No I never measured the velocity, I did it back in 1993 before I got any cool gadgets for the workshop. I expect it was higher than 225 fps though. Took out my 1/8 plywood radio box when I test fired it at my ship, and back then we had no control over the gas pressure except by chilling the tank. Ron Hunt
So just a quick update, I went ahead and ordered that first variant design that I posted and I've been working on finishing up details for the 2nd variation. I've got 3 different valve setups: Clippard soleniods(not sure will work / cleanest setup), Kip soleniods(will work / expensive!), and then Clippard MAV-2(will work / cheapest/ moderate difficult setup).
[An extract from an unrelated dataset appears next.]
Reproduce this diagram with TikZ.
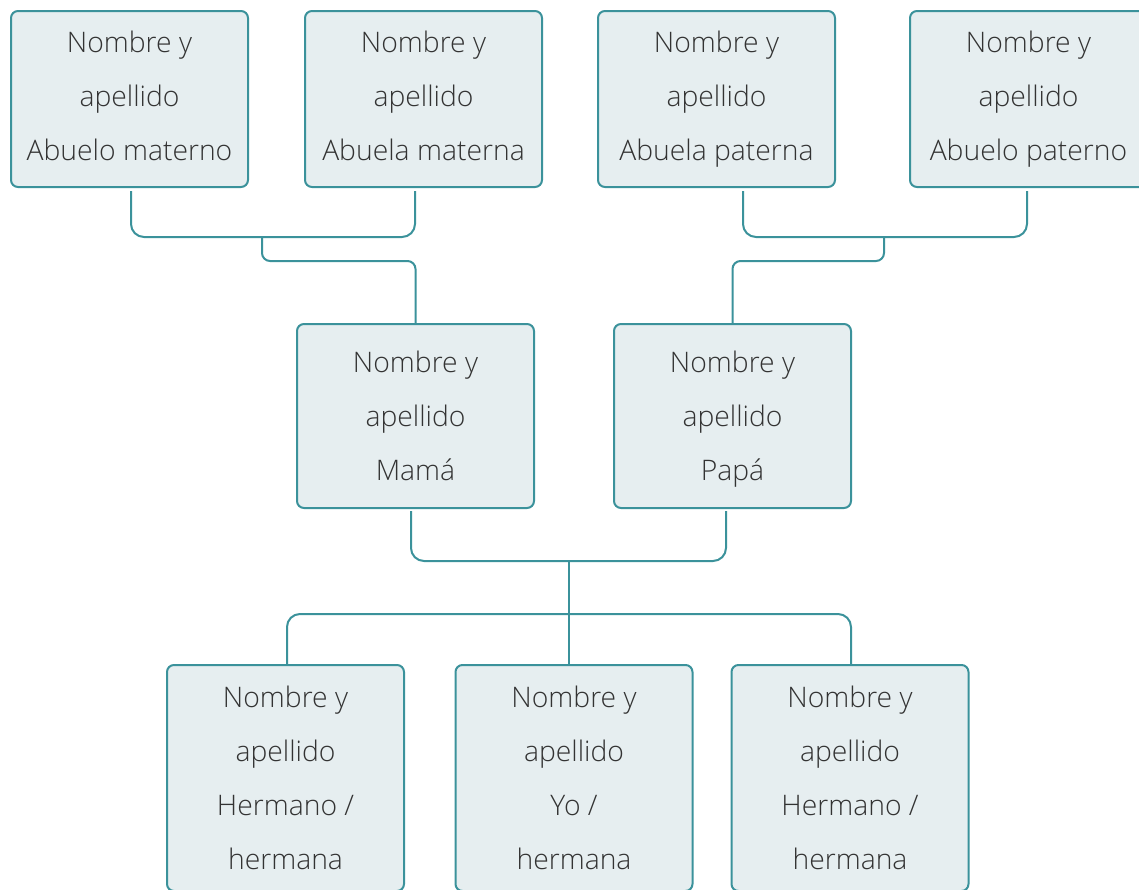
\documentclass[tikz,border=0pt]{standalone}
\usepackage{fontspec}
\IfFontExistsTF{Open Sans Light}{\setmainfont{Open Sans Light}}{\setmainfont{Open Sans}}
\definecolor{tealline}{HTML}{3B929B}
\definecolor{boxfill}{HTML}{E6EEF0}
\definecolor{txtgray}{HTML}{333333}
\newcommand{\nodepth}[1]{\raisebox{0pt}[\height][0pt]{#1}}
\tikzset{
  person/.style={draw=tealline, line width=2pt, fill=boxfill, rounded corners=7pt,
    minimum width=237pt, inner sep=0pt, align=center,
    font=\fontsize{28.3}{54}\selectfont, text=txtgray},
  conn/.style={draw=tealline, line width=2pt, rounded corners=13pt},
  connsmall/.style={draw=tealline, line width=2pt, rounded corners=8pt}
}
\begin{document}
\begin{tikzpicture}[x=1pt,y=-1pt]
\useasboundingbox (0,0) rectangle (1139,889);
% grandparents
\node[person, minimum height=176pt] (g1) at (129.5,99) {Nombre y\\apellido\\Abuelo materno\vphantom{p}};
\node[person, minimum height=176pt] (g2) at (423.5,99) {Nombre y\\apellido\\Abuela materna\vphantom{p}};
\node[person, minimum height=176pt] (g3) at (716.5,99) {Nombre y\\apellido\\Abuela paterna};
\node[person, minimum height=176pt] (g4) at (1028.5,99) {Nombre y\\apellido\\Abuelo paterno};
% parents
\node[person, minimum height=184pt] (mom) at (415.5,416) {Nombre y\\apellido\\Mamá};
\node[person, minimum height=184pt] (dad) at (732.5,416) {Nombre y\\apellido\\\nodepth{Papá}};
% children
\node[person, minimum height=226pt] (s1) at (285.5,778) {Nombre y\\apellido\\Hermano /\\hermana};
\node[person, minimum height=226pt] (s2) at (574,778) {Nombre y\\apellido\\Yo /\\hermana};
\node[person, minimum height=226pt] (s3) at (850,778) {Nombre y\\apellido\\Hermano /\\hermana};
% junctions
\coordinate (j1) at (262,237);
\coordinate (k1) at (262,261);
\coordinate (j2) at (884,237);
\coordinate (k2) at (884,261);
\coordinate (j3) at (569,561);
\coordinate (bar) at (569,614);
% maternal grandparents
\draw[conn] ([xshift=1.5pt,yshift=-3pt]g1.south) |- (j1) -| ([xshift=-8.5pt,yshift=-3pt]g2.south);
\draw[connsmall] (j1) -- (k1) -| (mom.north);
% paternal grandparents
\draw[conn] ([xshift=26.5pt,yshift=-3pt]g3.south) |- (j2) -| ([xshift=-1.5pt,yshift=-3pt]g4.south);
\draw[connsmall] (j2) -- (k2) -| (dad.north);
% parents
\draw[conn] ([xshift=-4.5pt,yshift=-2pt]mom.south) |- (j3) -| ([xshift=-6.5pt,yshift=-2pt]dad.south);
\draw[conn] (j3) -- ([xshift=-5pt]s2.north);
% siblings bar
\draw[conn] ([xshift=1.5pt]s1.north) |- (bar) -| ([xshift=1pt]s3.north);
\end{tikzpicture}
\end{document}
I know for a conventionaly built Big Gun cannon these three don't have the flow capacity needed, though the MAV-2 comes close as there would be 1 per cannon. With an o-ring breach, they should all work. My biggest issue right now is the o-ring breach. With the fittings I have available to me or have seen online there just isn't enough room between barrels. So I'm trying to come up with alternatives. I'll post some screen shots once I get them.
look back at how I did my O-0ring breech. I think you could do somehting similar from laser cut plastic...
Yeah, I'm actually in the process of modeling it in so that I can look at that possibility or the possibility of having it printed 3D...Call for Tugboat!